11.6.07

A Entrevista (Takashi Miike)

O filme do próximo sábado dia 16/05 no SESC Cineclube Silenzio, é a obra-prima do cultuado diretor japonês Takashi Miike, A Entrevista, ou Audition. As sessões são no SESC Cascavel, todos os sábados às 19:30hrs. A entrada é grátis. Lembramos a todos também que no outro sábado, dia 23, o Cineclube não fará sessão em decorrência da Mostra 15 de eTeatro do SESC, participem.
Sinopse: Um solitário viúvo conta com a ajuda de um produtor, que arma uma audição para um filme inexistente, afim de que o amigo escolha sua futura mulher. O viúvo fica fascinado por Yamazaki, uma jovem misteriosa e enigmática.
Crítica por: Bernardo Krivochein (Rio) em Zeta Filmes
Minha mandíbula dói. Pelos últimos 15 minutos, eu fiquei de boca aberta. Eu odeio "Audition" por isso. O filme vai criando um clima carregado, mas toda a expectativa que você vem montando, se preparando, de nada serve. Eu entro na sala e o filme já tem o ponto negativo de ter sido elogiado por tudo que é imprensa especializada de cinema, tem essa aura carregada que me faz esperar que o filme seja no mínimo "..E O Vento Levou" do rodízio de Sushi, o que nunca acontece.

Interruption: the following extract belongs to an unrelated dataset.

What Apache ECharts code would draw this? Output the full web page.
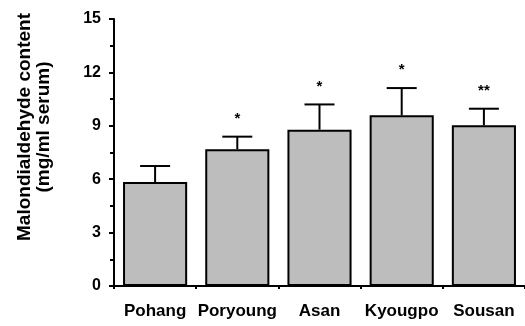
<!DOCTYPE html>
<html><head><meta charset="utf-8">
<script src="https://cdn.jsdelivr.net/npm/echarts@6/dist/echarts.min.js"></script>
<style>html,body{margin:0;padding:0;background:#fff}#c{width:525px;height:326px}</style>
</head><body><div id="c"></div>
<script>
var categories = ['Pohang', 'Poryoung', 'Asan', 'Kyougpo', 'Sousan'];
var means = [5.84, 7.68, 8.78, 9.59, 9.03];
var errorTops = [6.74, 8.39, 10.2, 11.12, 9.96];
var marks = ['', '*', '*', '*', '**'];
var yTicks = [0, 3, 6, 9, 12, 15];

var chart = echarts.init(document.getElementById('c'));
var font = 'Liberation Sans, Arial, sans-serif';
chart.setOption({
  animation: false,
  grid: { left: 114, right: 0, top: 19, bottom: 40 },
  xAxis: {
    type: 'category', data: categories,
    axisLine: { lineStyle: { color: '#000', width: 2 } },
    axisTick: { show: true, length: 3, lineStyle: { color: '#000', width: 2 } },
    axisLabel: { color: '#000', fontFamily: font, fontWeight: 'bold', fontSize: 17, margin: 17,
      interval: 0, hideOverlap: false }
  },
  yAxis: {
    type: 'value', min: yTicks[0], max: yTicks[yTicks.length - 1], interval: 3,
    splitLine: { show: false },
    axisLine: { show: true, lineStyle: { color: '#000', width: 2 } },
    axisTick: { show: true, length: 5, lineStyle: { color: '#000', width: 2 } },
    minorTick: { show: true, splitNumber: 2, length: 4, lineStyle: { color: '#000', width: 2 } },
    axisLabel: { color: '#000', fontFamily: font, fontWeight: 'bold', fontSize: 16, margin: 13 }
  },
  graphic: [{
    type: 'text', rotation: Math.PI / 2,
    style: { text: 'Malondialdehyde content\n(mg/ml serum)', fill: '#000', font: 'bold 19px ' + font,
      textAlign: 'center', textVerticalAlign: 'middle', lineHeight: 19 },
    x: 34, y: 127
  }],
  series: [{
    type: 'bar', data: means, barWidth: '78%',
    itemStyle: { color: '#bdbdbd', borderColor: '#000', borderWidth: 2 }
  }, {
    type: 'custom',
    data: categories.map(function (c, i) { return [i, means[i], errorTops[i]]; }),
    renderItem: function (params, api) {
      var x = api.coord([api.value(0), 0])[0];
      var yb = api.coord([0, api.value(1)])[1];
      var yt = api.coord([0, api.value(2)])[1];
      var hw = 15;
      var mark = marks[params.dataIndex];
      return {
        type: 'group',
        children: [
          { type: 'line', shape: { x1: x, y1: yb, x2: x, y2: yt }, style: { stroke: '#000', lineWidth: 2 } },
          { type: 'line', shape: { x1: x - hw, y1: yt, x2: x + hw, y2: yt }, style: { stroke: '#000', lineWidth: 2 } },
          { type: 'text', x: x, y: yt - 18, style: { text: mark, fill: '#000', font: 'bold 15px ' + font, align: 'center', verticalAlign: 'middle' } }
        ]
      };
    },
    z: 5
  }]
});
</script></body></html>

Saio do cinema, concordando com tudo aquilo que li e pior:Eu estava realmente com medo.
Aoyama (Ryo Ishibashi, ex-vocalista de uma banda de punk rock) é um pai viúvo há muitos anos, dono de uma produtora, criando um filho adolescente que, belo dia, propõe que está mais do que na hora de ele encontrar uma mulher. Seu amigo, produtor de cinema, propõe um teste de elenco caô, para que ele selecione entre as pobres candidatas incautas, a ideal para um relacionamento. Dentre todas, a bailarina fracassada Asami é a que o atrai, principalmente pela familiaridade com a sensação de perda, compartilhada pelos dois. Lentamente, vão marcando encontros onde, desajeitadamente e afobadamente, envolvem-se. Audition inicia-se como uma comédia romântica, que lentamente ganha sobriedade e pinta um painel sobre a solidão em cidades grandes e dos relacionamentos na Tóquio moderna.

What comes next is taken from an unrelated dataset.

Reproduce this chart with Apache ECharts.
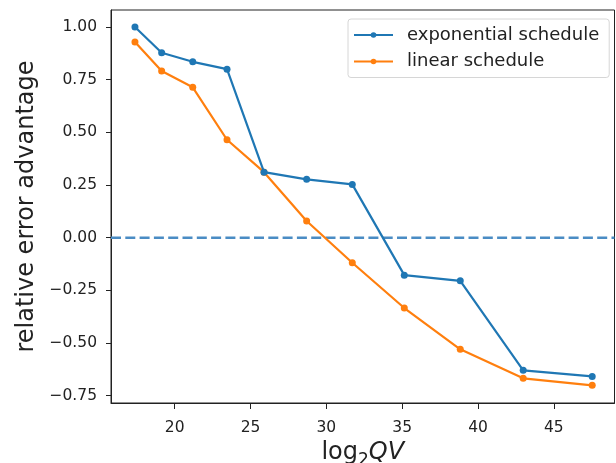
<!DOCTYPE html>
<html>
<head>
<meta charset="utf-8">
<script src="https://cdn.jsdelivr.net/npm/echarts@6/dist/echarts.min.js"></script>
<style>
html,body{margin:0;padding:0;background:#fff;}
#c{width:616px;height:463px;}
</style>
</head>
<body>
<div id="c"></div>
<script>
var xVals = [17.38, 19.14, 21.19, 23.45, 25.89, 28.70, 31.71, 35.14, 38.83, 42.98, 47.53];
var expVals = [1.00, 0.878, 0.835, 0.80, 0.311, 0.277, 0.253, -0.178, -0.205, -0.630, -0.659];
var linVals = [0.929, 0.791, 0.714, 0.465, 0.311, 0.079, -0.119, -0.334, -0.530, -0.668, -0.701];
var zeroLine = 0;
var xTicks = [20, 25, 30, 35, 40, 45];
var yTicks = [-0.75, -0.5, -0.25, 0, 0.25, 0.5, 0.75, 1.0];
var seriesNames = ['exponential schedule', 'linear schedule'];
var X_MIN = 15.8, X_MAX = 49.0;

function pairs(xs, ys) { return xs.map(function (x, i) { return [x, ys[i]]; }); }

var FONT = 'DejaVu Sans';
var chart = echarts.init(document.getElementById('c'), null, {renderer: 'canvas'});
chart.setOption({
  animation: false,
  backgroundColor: '#fff',
  textStyle: {fontFamily: FONT},
  grid: {left: 111, top: 10, right: 1.5, bottom: 60, show: true, borderColor: '#222', borderWidth: 1,
    backgroundColor: 'transparent', containLabel: false, outerBoundsMode: 'none'},
  legend: {
    orient: 'vertical', left: 348, top: 19,
    padding: [7, 10, 7, 5],
    itemWidth: 39, itemHeight: 7, itemGap: 8.5,
    backgroundColor: '#fff', borderColor: '#d6d6d6', borderWidth: 1, borderRadius: 3,
    textStyle: {fontFamily: FONT, fontSize: 18, lineHeight: 18, color: '#222', padding: [0, 0, 0, 9]},
    data: seriesNames
  },
  xAxis: {
    type: 'value', min: X_MIN, max: X_MAX,
    axisLine: {show: true, onZero: false, lineStyle: {color: '#222', width: 1}},
    axisTick: {show: true, length: 6, inside: false, lineStyle: {color: '#222'}, customValues: xTicks},
    axisLabel: {fontFamily: FONT, fontSize: 15.5, color: '#222', margin: 17, customValues: xTicks},
    splitLine: {show: false},
    name: '{n|log}{s|2}{i|QV}',
    nameLocation: 'middle', nameGap: 31,
    nameTextStyle: {
      rich: {
        n: {fontFamily: FONT, fontSize: 24, color: '#222', verticalAlign: 'top', lineHeight: 28},
        s: {fontFamily: FONT, fontSize: 17, color: '#222', verticalAlign: 'bottom', lineHeight: 28},
        i: {fontFamily: FONT, fontSize: 24, color: '#222', fontStyle: 'italic', verticalAlign: 'top', lineHeight: 28}
      }
    }
  },
  yAxis: {
    type: 'value', min: -0.785, max: 1.081,
    axisLine: {show: true, onZero: false, lineStyle: {color: '#222', width: 1}},
    axisTick: {show: true, length: 5, inside: false, lineStyle: {color: '#222'}, customValues: yTicks},
    axisLabel: {fontFamily: FONT, fontSize: 15.5, color: '#222', margin: 14, customValues: yTicks,
      formatter: function (v) { var s = Math.abs(v).toFixed(2); return v < 0 ? '\u2212' + s : s; }},
    splitLine: {show: false},
    name: 'relative error advantage',
    nameLocation: 'middle', nameGap: 72, nameRotate: 90,
    nameTextStyle: {fontFamily: FONT, fontSize: 24, color: '#222'}
  },
  series: [
    {
      name: 'zero', type: 'line', data: [[X_MIN, zeroLine], [X_MAX, zeroLine]],
      symbol: 'none', silent: true, z: 1,
      lineStyle: {type: [10, 4.3], width: 2.5, color: '#4a8cc4'}
    },
    {
      name: seriesNames[0], type: 'line', data: pairs(xVals, expVals),
      symbol: 'circle', symbolSize: 7, color: '#1f77b4',
      lineStyle: {width: 2.2, color: '#1f77b4'}, itemStyle: {color: '#1f77b4'},
      z: 3
    },
    {
      name: seriesNames[1], type: 'line', data: pairs(xVals, linVals),
      symbol: 'circle', symbolSize: 7, color: '#ff7f0e',
      lineStyle: {width: 2.2, color: '#ff7f0e'}, itemStyle: {color: '#ff7f0e'},
      z: 2
    }
  ]
});
</script>
</body>
</html>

Desnecessário dizer que tudo vai para o vinagre.
Até porque se você estiver familiarizado com a obra do diretor Takeshi Miike (que dirigiu "Ichi The Killer", "Visitor Q" e "The Happiness of the Katakuris", que parece ser um "Oito Mulheres" que deu certo), sabe que o sujeito não é conhecido por ser contido - feito o tarado da estação Pampulha, ele mostra tudo. Mas o nervosismo, o virtuosismo de câmera, um roteiro vazando adrenalina, todo o conjunto normalmente associado a ele, ficou para outro filme. Miike mostra maturidade, paciência de Jó e muito sadismo com "Audition". São tantas vezes que ele te leva para um outro lugar além daquele que você espera, que me deixou exausto, sem fôlego. São várias rasteiras que ele te reserva, mas esqueça que um dia eu falei isso e seja surpreendido.

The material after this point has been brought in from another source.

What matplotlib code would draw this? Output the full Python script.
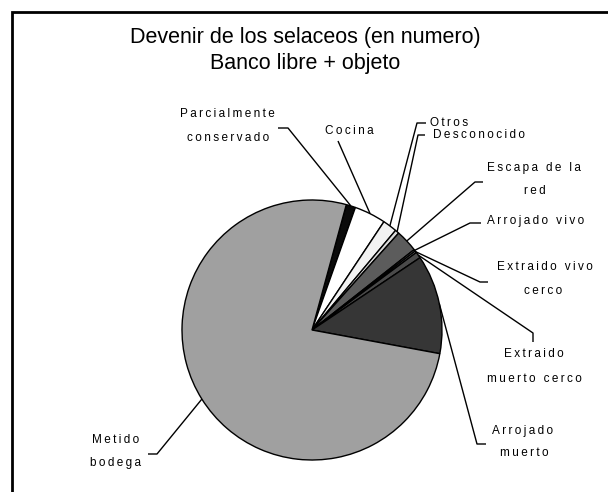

"Audition" constrói-se em cima de fatias de tensão, que são incorporadas ao filme discretíssimamente, tanto que antes do clímax explosivo, o clima está tão pesado que é insuportável. Se a Subway vendesse um sanduíche baseado nesse filme, seria chamado de Mega Combo do Cagaço e seria tão cheio de recheio que seria impossível comê-lo sem que litros de molho não derramassem na sua camisetinha branca apertada. "Audition" traz ao espectador a coisa mais próxima de um filme que Hitchcock hoje, caso estivesse ainda vivo e consciente da vertente atual. É sufocante.
É lento pacas, mas o personagem principal acaba entrando pela veia do espectador. Ele é desnudo para o espectador, psicologicamente, somos sempre recordados de que ele não é perfeito, mas aceitamos o sujeito mesmo assim. Embora as decisões tomadas por Aoyama sejam perfeitamente machistas e chauvinistas (ele só quer encontrar uma mulher para preencher o SEU vazio, tem que corresponder às SUAS expectativas e se ele tiver que tirar algumas moças de seu caminho e mentir para elas, colocando-as numa situação de quase mercado humano, isso nunca é refletido por ele), no final das contas, ele é um sujeito sozinho e todos se identificam com isso. Não resta dúvidas de que ele não é, nem de longe, uma pessoa ruim.
O impacto de "Audition" é fruto justamente disso: o público encontra-se no personagem e, logo, encontra-se jogado no meio de um sonho tornado pesadelo. "Atração Fatal" é pinto! Eu odeio esse filme pela inquietação que me fez passar e amo simplesmente pela pequena obra-prima de terror que o filme é. A imagem de uma menina japonesa dizendo que eu tenho que amar a ela e somente a ela para sempre me dá frios na espinha. O filme nos abandona, várias questões foram deixadas sem resposta e o filme nos persegue pela rua, saindo do cinema. Não consigo frisar o bastante a qualidade desse filme. Segura na mão de Deus e vai.
"Odishon" Japão, 1999. 115 mins. Direção: Takeshi Miike. Estrelando: Ryo Ishibahi, Eihi Shiina, Tetsu Sawaki, Jun Kunimura, Renji Ishibashi.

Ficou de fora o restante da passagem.